## Aim
Go through the data below. Pull out every line that has the word "recreates".

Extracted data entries
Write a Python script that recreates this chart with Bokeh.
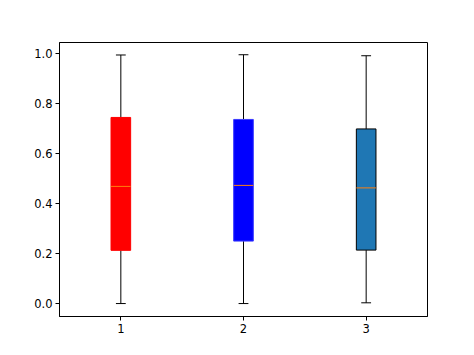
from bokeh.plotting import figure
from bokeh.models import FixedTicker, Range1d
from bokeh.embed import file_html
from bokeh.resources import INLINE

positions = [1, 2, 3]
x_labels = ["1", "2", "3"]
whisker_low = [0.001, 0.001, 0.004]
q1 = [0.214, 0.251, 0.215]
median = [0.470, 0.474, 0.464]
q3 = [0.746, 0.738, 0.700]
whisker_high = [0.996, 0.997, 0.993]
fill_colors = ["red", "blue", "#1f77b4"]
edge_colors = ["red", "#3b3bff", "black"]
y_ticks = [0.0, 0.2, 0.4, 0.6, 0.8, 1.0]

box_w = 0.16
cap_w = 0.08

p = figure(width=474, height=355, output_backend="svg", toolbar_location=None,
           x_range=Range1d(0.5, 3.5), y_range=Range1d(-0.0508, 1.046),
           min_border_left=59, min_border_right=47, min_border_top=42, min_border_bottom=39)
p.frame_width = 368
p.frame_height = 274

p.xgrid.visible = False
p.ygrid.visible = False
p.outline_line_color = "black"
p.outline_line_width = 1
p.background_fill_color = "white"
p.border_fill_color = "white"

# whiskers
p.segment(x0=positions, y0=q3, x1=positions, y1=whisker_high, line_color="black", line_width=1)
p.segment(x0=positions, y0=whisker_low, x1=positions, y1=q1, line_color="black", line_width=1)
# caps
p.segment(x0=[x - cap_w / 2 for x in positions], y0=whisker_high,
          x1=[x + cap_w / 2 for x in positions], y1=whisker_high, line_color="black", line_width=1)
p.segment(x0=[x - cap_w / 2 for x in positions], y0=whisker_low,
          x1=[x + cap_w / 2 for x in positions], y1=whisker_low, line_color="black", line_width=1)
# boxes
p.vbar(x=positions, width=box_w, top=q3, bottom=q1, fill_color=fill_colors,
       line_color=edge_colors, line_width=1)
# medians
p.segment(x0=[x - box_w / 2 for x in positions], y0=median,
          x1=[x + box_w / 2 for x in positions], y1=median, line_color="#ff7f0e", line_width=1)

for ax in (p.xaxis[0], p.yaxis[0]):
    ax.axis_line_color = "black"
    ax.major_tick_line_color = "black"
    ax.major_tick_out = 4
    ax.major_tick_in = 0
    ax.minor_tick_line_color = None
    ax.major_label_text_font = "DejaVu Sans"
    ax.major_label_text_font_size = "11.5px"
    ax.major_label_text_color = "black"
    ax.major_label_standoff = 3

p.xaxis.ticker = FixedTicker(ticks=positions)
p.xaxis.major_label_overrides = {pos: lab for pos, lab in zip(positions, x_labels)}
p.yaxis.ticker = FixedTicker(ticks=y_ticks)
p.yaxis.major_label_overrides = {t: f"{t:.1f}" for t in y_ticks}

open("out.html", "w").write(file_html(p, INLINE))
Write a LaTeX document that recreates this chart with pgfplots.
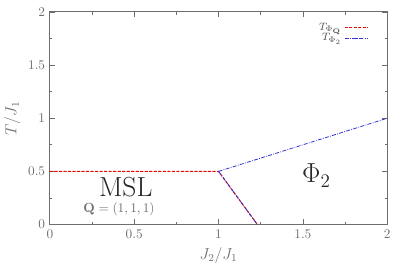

...

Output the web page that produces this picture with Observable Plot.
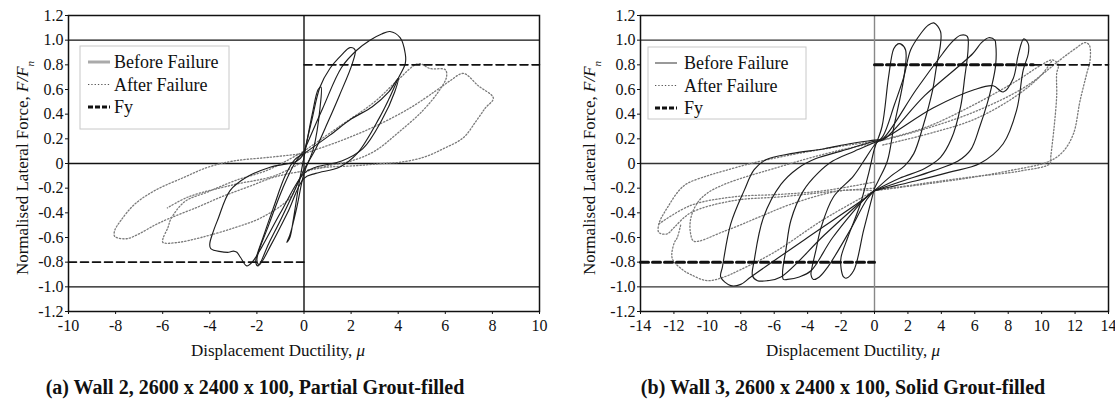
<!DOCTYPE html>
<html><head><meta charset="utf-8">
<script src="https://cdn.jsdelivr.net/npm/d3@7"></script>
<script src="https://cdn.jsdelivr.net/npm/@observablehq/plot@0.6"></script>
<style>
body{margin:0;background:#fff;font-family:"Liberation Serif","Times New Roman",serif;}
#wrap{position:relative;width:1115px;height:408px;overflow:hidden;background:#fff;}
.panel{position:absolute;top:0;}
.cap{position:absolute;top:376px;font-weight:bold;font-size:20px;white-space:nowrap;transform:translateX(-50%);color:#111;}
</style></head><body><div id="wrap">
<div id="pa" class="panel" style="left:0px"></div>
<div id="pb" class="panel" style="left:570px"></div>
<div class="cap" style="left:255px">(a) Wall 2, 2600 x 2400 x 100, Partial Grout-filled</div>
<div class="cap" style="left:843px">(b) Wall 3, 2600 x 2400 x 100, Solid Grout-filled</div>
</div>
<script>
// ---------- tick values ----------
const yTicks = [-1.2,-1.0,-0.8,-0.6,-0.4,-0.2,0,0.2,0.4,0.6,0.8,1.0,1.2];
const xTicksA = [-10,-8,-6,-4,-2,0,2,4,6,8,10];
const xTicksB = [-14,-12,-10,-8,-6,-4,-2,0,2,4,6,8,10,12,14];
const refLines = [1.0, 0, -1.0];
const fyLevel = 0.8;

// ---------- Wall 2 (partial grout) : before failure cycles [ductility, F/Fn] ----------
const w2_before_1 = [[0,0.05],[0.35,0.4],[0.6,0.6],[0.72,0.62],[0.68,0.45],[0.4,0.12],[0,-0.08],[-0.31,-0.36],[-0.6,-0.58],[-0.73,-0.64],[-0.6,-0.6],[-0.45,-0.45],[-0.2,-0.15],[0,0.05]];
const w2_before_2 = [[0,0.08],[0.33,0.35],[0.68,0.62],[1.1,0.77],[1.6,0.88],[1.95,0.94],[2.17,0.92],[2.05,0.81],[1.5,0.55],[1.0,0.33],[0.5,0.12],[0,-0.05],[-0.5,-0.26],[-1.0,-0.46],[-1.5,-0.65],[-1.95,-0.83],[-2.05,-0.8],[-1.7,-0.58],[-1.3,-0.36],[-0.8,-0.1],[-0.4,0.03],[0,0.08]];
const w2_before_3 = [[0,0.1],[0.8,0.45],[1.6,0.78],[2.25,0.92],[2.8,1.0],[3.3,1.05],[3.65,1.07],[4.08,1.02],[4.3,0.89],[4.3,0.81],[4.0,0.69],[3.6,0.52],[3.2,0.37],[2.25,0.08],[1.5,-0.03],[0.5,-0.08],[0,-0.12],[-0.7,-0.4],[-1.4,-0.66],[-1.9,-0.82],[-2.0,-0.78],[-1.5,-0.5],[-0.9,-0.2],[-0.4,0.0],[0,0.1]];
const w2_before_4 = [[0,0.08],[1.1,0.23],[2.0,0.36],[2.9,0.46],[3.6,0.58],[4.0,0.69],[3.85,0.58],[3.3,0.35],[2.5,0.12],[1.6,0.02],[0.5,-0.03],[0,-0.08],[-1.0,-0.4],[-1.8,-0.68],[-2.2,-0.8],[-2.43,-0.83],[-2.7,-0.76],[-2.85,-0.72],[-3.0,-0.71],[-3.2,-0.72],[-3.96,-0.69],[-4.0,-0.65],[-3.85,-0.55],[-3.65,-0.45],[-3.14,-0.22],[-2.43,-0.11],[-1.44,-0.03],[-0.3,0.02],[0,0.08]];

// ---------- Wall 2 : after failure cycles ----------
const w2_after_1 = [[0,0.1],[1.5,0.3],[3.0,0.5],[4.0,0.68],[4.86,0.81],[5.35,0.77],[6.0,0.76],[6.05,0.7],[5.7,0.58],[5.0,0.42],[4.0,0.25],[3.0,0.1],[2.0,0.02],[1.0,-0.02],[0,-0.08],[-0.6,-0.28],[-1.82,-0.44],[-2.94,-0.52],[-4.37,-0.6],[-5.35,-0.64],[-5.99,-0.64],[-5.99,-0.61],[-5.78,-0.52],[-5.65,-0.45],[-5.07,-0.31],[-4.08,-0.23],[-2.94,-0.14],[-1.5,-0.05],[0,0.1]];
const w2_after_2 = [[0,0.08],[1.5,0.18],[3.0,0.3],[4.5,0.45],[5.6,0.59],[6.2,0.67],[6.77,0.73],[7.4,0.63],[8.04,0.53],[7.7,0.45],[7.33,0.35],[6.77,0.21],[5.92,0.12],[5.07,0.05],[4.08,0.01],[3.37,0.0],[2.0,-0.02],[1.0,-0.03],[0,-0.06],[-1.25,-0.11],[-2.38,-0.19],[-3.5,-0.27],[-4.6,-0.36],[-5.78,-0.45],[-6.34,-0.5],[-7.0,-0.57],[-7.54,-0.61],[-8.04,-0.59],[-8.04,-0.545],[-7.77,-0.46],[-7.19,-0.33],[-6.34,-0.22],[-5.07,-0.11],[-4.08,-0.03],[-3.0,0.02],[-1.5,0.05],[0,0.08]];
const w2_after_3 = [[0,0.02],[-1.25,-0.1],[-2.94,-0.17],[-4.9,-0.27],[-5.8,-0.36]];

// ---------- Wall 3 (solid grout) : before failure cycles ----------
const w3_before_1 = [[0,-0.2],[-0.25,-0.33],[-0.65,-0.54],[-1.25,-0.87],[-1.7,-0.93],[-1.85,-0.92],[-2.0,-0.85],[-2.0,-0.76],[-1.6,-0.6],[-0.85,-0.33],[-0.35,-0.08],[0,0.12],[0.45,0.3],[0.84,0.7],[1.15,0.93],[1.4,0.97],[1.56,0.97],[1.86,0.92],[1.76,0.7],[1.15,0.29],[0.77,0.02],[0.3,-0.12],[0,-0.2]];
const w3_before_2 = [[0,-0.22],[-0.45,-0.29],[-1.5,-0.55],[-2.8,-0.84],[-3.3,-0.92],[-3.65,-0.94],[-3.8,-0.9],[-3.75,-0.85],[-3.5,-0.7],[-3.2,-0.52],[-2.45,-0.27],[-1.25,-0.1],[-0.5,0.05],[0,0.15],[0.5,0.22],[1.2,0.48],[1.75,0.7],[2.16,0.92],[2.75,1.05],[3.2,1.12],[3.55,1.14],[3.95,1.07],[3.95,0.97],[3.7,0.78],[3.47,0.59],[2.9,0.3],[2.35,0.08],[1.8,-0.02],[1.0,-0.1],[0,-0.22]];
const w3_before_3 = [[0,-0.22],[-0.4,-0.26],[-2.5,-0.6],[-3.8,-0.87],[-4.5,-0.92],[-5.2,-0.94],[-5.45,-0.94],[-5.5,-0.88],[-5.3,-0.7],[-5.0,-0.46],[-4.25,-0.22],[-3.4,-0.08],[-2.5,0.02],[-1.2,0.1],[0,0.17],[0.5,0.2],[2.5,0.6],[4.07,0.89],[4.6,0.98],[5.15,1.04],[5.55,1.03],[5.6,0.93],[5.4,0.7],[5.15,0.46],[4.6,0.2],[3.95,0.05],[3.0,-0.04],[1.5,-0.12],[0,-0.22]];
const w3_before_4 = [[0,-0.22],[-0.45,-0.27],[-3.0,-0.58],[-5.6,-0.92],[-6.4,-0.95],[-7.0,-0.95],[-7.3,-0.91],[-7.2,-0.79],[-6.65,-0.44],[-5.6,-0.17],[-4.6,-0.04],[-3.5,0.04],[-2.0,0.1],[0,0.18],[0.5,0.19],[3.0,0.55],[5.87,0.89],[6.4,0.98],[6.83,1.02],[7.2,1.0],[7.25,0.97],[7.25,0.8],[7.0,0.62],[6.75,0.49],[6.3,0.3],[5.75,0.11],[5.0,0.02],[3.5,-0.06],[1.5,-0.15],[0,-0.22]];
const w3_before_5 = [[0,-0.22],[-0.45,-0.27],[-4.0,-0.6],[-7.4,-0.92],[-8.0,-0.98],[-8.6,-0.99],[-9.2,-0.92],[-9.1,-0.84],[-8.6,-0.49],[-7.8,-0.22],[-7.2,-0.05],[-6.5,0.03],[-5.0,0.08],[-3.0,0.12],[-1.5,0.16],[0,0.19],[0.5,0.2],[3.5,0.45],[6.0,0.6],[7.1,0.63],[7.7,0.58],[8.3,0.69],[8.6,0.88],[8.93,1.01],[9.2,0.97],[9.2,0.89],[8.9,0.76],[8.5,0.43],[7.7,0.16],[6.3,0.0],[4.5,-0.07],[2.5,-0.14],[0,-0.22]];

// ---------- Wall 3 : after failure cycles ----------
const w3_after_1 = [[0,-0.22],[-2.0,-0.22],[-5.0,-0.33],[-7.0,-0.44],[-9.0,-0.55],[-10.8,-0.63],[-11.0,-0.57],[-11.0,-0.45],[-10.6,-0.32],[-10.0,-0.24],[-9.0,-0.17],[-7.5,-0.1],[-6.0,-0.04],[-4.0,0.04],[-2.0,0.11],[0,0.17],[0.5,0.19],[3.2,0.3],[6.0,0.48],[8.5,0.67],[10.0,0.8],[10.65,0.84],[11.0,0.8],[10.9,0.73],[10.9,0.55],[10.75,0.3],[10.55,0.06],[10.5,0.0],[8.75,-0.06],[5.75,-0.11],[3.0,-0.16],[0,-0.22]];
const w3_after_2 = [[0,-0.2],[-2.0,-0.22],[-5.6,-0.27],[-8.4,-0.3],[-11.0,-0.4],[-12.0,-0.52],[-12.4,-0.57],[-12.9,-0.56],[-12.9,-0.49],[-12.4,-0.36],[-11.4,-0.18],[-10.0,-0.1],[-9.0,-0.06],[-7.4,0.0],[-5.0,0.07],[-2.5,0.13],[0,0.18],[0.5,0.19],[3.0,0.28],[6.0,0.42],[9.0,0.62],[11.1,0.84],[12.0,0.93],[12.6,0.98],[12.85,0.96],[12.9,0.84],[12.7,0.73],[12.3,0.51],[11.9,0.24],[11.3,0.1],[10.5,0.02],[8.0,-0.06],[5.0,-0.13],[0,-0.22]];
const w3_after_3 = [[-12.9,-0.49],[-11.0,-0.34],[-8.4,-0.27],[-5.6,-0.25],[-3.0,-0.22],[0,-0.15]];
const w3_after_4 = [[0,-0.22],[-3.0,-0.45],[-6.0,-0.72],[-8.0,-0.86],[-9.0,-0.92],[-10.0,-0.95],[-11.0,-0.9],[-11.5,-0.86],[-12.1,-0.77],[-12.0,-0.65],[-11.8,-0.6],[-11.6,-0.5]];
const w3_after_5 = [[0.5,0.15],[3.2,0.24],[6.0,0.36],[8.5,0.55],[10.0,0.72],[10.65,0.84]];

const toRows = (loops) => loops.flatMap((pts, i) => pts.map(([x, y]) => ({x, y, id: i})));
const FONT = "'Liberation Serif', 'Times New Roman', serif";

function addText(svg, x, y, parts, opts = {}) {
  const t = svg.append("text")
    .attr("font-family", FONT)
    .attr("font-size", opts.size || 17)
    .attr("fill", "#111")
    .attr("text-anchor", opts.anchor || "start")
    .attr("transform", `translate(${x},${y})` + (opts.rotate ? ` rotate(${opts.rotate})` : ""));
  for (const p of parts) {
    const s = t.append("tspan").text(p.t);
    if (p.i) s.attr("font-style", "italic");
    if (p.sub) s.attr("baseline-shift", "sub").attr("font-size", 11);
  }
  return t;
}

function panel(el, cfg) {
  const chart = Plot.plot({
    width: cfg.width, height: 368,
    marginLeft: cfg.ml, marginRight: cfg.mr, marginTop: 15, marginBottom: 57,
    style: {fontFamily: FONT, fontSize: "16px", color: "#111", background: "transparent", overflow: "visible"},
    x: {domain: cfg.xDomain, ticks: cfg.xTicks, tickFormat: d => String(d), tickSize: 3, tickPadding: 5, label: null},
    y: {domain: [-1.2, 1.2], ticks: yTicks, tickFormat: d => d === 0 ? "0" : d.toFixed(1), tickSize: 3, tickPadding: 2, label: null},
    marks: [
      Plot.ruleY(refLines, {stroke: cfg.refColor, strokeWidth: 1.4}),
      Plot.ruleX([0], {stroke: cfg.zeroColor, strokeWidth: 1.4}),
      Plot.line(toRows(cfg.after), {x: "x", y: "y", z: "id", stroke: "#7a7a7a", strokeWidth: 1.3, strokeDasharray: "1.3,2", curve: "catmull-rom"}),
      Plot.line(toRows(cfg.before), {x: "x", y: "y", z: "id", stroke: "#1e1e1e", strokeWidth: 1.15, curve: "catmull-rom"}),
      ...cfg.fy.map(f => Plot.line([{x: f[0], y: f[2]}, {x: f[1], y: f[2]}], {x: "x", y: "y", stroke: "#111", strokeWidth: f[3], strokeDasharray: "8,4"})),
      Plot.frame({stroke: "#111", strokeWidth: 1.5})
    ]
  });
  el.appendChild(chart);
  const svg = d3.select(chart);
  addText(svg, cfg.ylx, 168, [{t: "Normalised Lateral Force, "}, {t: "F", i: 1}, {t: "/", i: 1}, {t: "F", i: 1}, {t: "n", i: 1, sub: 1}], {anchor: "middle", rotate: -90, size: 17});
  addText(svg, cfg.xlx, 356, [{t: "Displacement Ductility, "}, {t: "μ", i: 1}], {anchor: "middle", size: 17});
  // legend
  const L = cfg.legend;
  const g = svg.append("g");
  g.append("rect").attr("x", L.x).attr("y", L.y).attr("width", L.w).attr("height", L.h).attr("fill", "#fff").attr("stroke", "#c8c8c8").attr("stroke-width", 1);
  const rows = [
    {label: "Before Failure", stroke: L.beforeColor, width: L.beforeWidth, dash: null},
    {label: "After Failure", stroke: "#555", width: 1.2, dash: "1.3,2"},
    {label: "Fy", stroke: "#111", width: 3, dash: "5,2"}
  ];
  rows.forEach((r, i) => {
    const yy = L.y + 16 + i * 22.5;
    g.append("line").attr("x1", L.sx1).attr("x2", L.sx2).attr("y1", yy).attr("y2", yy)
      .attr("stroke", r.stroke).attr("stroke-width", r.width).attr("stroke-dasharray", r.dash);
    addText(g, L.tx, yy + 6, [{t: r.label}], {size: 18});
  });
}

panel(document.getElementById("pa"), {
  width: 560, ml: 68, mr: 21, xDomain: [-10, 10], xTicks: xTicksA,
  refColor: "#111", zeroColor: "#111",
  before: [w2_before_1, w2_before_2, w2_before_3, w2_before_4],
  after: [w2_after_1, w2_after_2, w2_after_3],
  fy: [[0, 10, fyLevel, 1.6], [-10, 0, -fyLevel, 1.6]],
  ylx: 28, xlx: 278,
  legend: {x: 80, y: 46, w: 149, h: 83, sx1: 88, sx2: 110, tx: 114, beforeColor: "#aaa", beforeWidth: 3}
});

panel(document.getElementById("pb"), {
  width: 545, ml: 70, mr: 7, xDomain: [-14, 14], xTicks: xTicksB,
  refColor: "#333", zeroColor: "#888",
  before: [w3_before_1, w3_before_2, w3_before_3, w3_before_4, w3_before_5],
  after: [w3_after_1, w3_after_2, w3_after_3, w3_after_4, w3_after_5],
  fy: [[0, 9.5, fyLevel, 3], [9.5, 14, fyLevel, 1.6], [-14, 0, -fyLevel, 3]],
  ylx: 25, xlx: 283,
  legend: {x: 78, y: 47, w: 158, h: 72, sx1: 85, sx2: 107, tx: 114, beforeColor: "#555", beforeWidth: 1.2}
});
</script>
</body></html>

## Response below
Write a Python script that recreates this chart with Bokeh.
Write a LaTeX document that recreates this chart with pgfplots.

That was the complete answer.